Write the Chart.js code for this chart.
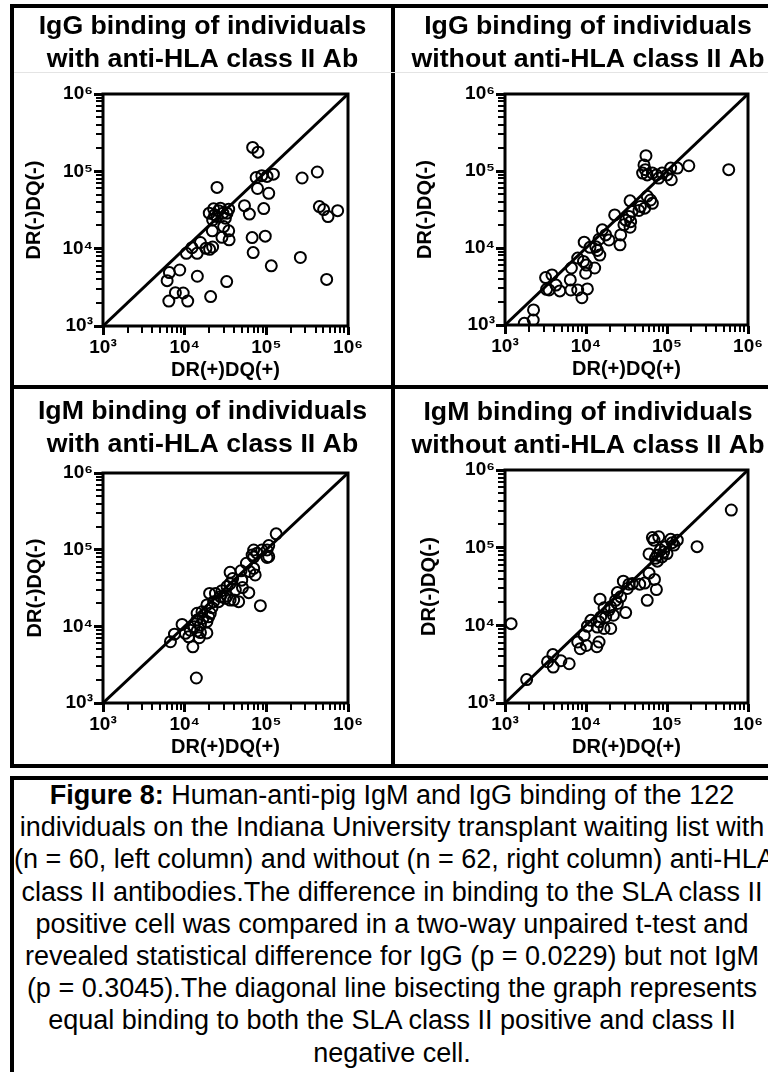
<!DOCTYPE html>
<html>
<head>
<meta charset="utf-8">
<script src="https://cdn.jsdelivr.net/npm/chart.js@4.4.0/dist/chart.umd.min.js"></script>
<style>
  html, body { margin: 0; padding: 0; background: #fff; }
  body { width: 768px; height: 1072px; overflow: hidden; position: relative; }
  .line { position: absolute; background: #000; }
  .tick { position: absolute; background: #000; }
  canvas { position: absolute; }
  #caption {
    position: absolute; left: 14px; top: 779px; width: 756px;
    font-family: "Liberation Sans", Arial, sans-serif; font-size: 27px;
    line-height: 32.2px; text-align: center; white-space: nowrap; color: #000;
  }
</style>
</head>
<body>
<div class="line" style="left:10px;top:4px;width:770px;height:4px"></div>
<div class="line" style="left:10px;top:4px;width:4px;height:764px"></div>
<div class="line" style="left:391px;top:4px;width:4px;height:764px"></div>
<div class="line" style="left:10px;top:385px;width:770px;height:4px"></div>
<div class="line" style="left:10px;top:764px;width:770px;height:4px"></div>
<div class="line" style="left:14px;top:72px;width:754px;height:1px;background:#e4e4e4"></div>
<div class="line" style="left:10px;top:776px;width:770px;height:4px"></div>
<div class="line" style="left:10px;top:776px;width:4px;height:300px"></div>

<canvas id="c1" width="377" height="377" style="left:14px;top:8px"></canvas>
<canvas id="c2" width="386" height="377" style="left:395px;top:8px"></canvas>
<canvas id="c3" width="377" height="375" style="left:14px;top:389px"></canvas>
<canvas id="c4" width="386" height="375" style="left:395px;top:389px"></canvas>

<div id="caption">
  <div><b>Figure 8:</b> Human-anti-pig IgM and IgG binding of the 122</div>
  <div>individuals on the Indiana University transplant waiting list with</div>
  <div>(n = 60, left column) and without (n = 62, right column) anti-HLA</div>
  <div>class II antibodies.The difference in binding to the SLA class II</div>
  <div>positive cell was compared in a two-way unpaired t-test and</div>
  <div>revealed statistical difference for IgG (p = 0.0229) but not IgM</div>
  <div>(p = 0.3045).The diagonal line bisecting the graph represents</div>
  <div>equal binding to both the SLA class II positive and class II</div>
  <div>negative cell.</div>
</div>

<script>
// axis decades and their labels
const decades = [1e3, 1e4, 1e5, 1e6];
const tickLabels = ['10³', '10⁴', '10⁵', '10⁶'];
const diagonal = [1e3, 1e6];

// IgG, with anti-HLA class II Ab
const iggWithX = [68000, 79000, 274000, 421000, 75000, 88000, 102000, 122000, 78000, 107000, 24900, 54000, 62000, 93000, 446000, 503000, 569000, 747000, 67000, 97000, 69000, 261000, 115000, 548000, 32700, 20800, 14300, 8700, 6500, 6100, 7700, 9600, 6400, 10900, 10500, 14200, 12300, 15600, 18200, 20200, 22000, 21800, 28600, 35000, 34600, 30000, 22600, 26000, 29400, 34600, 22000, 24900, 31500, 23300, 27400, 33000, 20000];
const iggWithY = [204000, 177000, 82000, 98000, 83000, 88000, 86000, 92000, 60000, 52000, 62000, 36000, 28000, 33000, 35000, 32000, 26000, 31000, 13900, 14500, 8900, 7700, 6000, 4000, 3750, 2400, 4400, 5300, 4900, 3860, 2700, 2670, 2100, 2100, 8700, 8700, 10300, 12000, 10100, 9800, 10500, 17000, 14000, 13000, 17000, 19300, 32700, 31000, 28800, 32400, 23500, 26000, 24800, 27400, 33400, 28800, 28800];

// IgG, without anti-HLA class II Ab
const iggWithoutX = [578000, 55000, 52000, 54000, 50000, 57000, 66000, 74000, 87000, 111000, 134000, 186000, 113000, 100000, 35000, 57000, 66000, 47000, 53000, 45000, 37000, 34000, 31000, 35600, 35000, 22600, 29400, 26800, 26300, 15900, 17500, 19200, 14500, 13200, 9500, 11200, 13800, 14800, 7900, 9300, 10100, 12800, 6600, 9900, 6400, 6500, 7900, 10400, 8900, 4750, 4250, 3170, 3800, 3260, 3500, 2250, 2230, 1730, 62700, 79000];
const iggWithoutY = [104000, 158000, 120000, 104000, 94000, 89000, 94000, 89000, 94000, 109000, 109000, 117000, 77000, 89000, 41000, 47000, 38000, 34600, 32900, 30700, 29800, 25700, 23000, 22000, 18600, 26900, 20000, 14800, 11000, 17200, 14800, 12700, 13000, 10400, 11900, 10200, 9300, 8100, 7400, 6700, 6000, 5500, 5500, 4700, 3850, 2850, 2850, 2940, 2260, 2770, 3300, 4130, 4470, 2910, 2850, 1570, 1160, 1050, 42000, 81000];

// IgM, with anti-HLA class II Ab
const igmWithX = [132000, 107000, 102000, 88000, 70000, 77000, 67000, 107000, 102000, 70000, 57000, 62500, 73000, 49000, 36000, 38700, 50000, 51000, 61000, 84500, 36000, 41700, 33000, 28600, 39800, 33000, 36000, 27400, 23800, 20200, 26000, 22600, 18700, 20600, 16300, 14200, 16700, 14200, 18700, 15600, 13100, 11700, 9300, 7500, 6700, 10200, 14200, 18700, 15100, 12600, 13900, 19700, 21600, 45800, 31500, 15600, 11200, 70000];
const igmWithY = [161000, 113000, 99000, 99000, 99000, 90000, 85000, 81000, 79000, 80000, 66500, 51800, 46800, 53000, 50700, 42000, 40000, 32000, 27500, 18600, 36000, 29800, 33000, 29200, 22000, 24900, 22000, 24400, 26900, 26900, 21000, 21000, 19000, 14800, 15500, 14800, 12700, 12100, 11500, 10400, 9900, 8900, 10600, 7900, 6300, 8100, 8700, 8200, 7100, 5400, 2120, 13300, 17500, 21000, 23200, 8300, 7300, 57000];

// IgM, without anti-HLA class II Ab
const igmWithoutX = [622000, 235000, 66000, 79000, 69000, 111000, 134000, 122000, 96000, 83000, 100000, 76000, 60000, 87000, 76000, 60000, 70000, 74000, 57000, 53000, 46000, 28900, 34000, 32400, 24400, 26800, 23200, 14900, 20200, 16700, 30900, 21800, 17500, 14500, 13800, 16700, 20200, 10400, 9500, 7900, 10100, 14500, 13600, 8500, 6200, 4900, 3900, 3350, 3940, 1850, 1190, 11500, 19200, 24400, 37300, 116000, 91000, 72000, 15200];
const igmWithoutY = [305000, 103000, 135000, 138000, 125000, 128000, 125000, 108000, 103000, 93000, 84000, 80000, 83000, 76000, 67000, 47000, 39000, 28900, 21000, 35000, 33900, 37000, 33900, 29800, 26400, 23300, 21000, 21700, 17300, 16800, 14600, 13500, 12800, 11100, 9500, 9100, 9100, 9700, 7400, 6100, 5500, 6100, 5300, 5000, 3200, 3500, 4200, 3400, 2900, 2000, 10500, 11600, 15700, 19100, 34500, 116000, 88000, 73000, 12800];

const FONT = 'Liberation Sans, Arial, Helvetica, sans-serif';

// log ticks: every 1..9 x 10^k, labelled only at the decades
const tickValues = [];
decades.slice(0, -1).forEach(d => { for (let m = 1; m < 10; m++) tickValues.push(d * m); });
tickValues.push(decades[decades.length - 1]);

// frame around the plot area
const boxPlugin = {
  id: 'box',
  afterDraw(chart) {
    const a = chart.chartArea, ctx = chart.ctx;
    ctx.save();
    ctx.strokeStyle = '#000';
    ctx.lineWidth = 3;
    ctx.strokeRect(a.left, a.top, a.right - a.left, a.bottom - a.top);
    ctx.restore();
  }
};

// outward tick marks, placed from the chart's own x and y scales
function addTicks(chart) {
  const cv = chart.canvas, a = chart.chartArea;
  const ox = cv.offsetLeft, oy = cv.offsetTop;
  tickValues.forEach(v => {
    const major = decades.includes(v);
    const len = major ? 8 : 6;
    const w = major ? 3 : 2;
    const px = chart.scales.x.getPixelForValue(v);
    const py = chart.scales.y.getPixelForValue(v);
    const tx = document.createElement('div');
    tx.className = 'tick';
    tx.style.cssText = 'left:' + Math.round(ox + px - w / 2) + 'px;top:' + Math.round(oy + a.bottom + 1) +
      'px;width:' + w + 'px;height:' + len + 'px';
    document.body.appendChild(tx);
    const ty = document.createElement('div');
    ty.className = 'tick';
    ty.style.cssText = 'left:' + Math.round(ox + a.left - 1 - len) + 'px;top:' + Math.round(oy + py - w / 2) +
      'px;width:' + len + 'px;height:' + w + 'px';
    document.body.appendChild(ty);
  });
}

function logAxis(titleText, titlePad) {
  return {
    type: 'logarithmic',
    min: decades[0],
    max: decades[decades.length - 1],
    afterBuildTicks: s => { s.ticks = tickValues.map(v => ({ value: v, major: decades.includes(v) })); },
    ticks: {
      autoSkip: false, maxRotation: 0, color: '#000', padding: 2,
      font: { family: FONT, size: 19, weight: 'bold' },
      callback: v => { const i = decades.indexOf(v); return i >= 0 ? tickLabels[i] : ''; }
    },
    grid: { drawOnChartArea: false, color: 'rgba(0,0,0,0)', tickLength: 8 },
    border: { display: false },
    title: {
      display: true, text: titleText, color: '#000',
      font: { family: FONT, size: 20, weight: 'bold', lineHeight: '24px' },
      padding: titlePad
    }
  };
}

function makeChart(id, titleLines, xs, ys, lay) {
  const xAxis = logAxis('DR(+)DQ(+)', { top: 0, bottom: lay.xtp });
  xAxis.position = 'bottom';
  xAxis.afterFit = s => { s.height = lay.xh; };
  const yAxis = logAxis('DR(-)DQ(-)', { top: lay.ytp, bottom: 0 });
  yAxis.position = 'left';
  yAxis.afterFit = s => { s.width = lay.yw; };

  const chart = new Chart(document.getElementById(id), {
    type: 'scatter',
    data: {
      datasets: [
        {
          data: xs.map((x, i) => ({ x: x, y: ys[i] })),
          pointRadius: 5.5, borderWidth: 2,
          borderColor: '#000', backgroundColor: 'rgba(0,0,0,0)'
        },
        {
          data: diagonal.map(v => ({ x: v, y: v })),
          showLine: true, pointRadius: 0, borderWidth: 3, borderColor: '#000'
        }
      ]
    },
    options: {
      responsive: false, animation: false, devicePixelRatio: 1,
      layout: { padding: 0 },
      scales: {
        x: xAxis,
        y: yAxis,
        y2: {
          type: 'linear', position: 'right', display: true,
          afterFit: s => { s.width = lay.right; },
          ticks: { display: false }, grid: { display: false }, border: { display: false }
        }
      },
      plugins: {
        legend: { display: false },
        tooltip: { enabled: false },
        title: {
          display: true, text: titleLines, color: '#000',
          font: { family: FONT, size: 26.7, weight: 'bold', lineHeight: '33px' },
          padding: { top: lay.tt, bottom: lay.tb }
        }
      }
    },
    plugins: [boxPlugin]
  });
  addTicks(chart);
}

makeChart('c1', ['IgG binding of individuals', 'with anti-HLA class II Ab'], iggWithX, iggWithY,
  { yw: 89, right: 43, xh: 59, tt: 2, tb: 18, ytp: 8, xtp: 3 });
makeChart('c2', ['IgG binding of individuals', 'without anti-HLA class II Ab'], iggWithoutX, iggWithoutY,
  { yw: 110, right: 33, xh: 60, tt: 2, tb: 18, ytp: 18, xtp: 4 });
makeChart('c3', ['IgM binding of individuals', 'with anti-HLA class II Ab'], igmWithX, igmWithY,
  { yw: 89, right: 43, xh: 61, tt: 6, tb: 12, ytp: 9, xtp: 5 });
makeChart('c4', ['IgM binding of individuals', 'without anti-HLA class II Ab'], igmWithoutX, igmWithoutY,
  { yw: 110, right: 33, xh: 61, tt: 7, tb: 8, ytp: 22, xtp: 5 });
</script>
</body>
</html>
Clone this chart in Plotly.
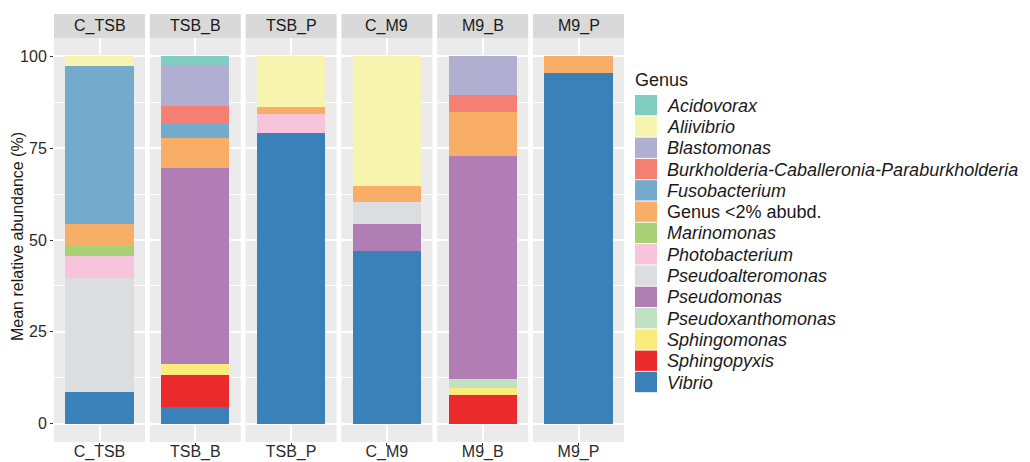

» **Stated exercise**
Check each line of the records above for the string "this", and report every line that has it.

» **Result**
Write the Chart.js code for this chart.
Clone this chart in Plotly.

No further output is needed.